Dataset loading/preprocessing to be fixed

NSAPH-Projects / topological-equivariant-networks

E(n)-Equivariant Topological Neural Networks

MIT License

19 stars 0 forks source link

Dataset loading/preprocessing to be fixed #23

Closed gdasoulas closed 4 months ago

gdasoulas commented 6 months ago

The CombinatorialComplexTransform function should be part of the pre_transform argument for QM9. With the current implementation, every time we need to preprocess the data.

    dataset = QM9(root=data_root)
    dataset = dataset.shuffle()
    dataset = dataset[: args.num_samples]
    dataset = [transform(sample) for sample in tqdm(dataset)]

ekarais commented 5 months ago

I recently tried implementing this, but it turns out this is very difficult for the following reason: If we make CombinatorialComplexTransform the pre_transform, then PyG's QM9 class tries to collate all samples after the pre_transform. However, it uses PyG's default collate function, with no option to pass our own. That collate function is incompatible with the transformed data, so this does not work. I also tried subclassing PyG's QM9 class to overwrite the collate function, but that also did not work.

However, I am also bothered by having to preprocess the data every time.

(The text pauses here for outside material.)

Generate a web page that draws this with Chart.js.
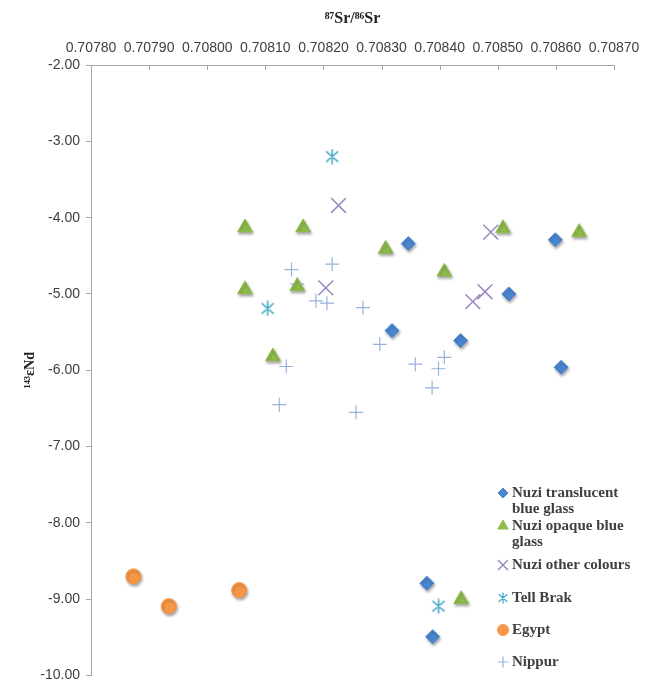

It forces us to wait 15 minutes to see the effects of changes we make during debugging. If anyone wants to try solving this, I am happy to help. @gdasoulas @mauriciogtec @clabat9

ekarais commented 5 months ago

From #22

As mentioned in https://github.com/NSAPH-Projects/topological-equivariant-networks/issues/6, training with Rips-Vietoris uses too much memory (>32 GB), especially when setting dis to large values. Because pyg's QM9 is an InMemoryDataset, setting dis to a large value essentially means holding all 3-combinations of atoms of each molecule in memory, which explodes.

The best solution I see is to implement the QM9 dataset ourselves such that it isn't an InMemoryDataset. The transformed dataset would be stored on disk and the dataloader would access each batch from disk.

It is sadly not an option to apply the Rips-Vietoris transform on the fly (before batching). Because it is an expensive algorithm that is applied to each molecule separately, transforming on the fly would increase the runtime of each epoch from 1.5 minutes to 2 hours, meaning it would take over a month to complete 1000 epochs.

clabat9 commented 5 months ago

I would not spend more than some hour on this problem. We can always put the EMPSN table in the results saying that their procedure would cause OOM. What is the distance threshold they use?

ekarais commented 5 months ago

I think they use dis=4. I think that the bigger pain is having to wait 15+ minutes before each training. This makes debugging take way longer.

clabat9 commented 5 months ago

Agree, let's not worry about it, it is really a minor

ekarais commented 4 months ago

Addressed in #45.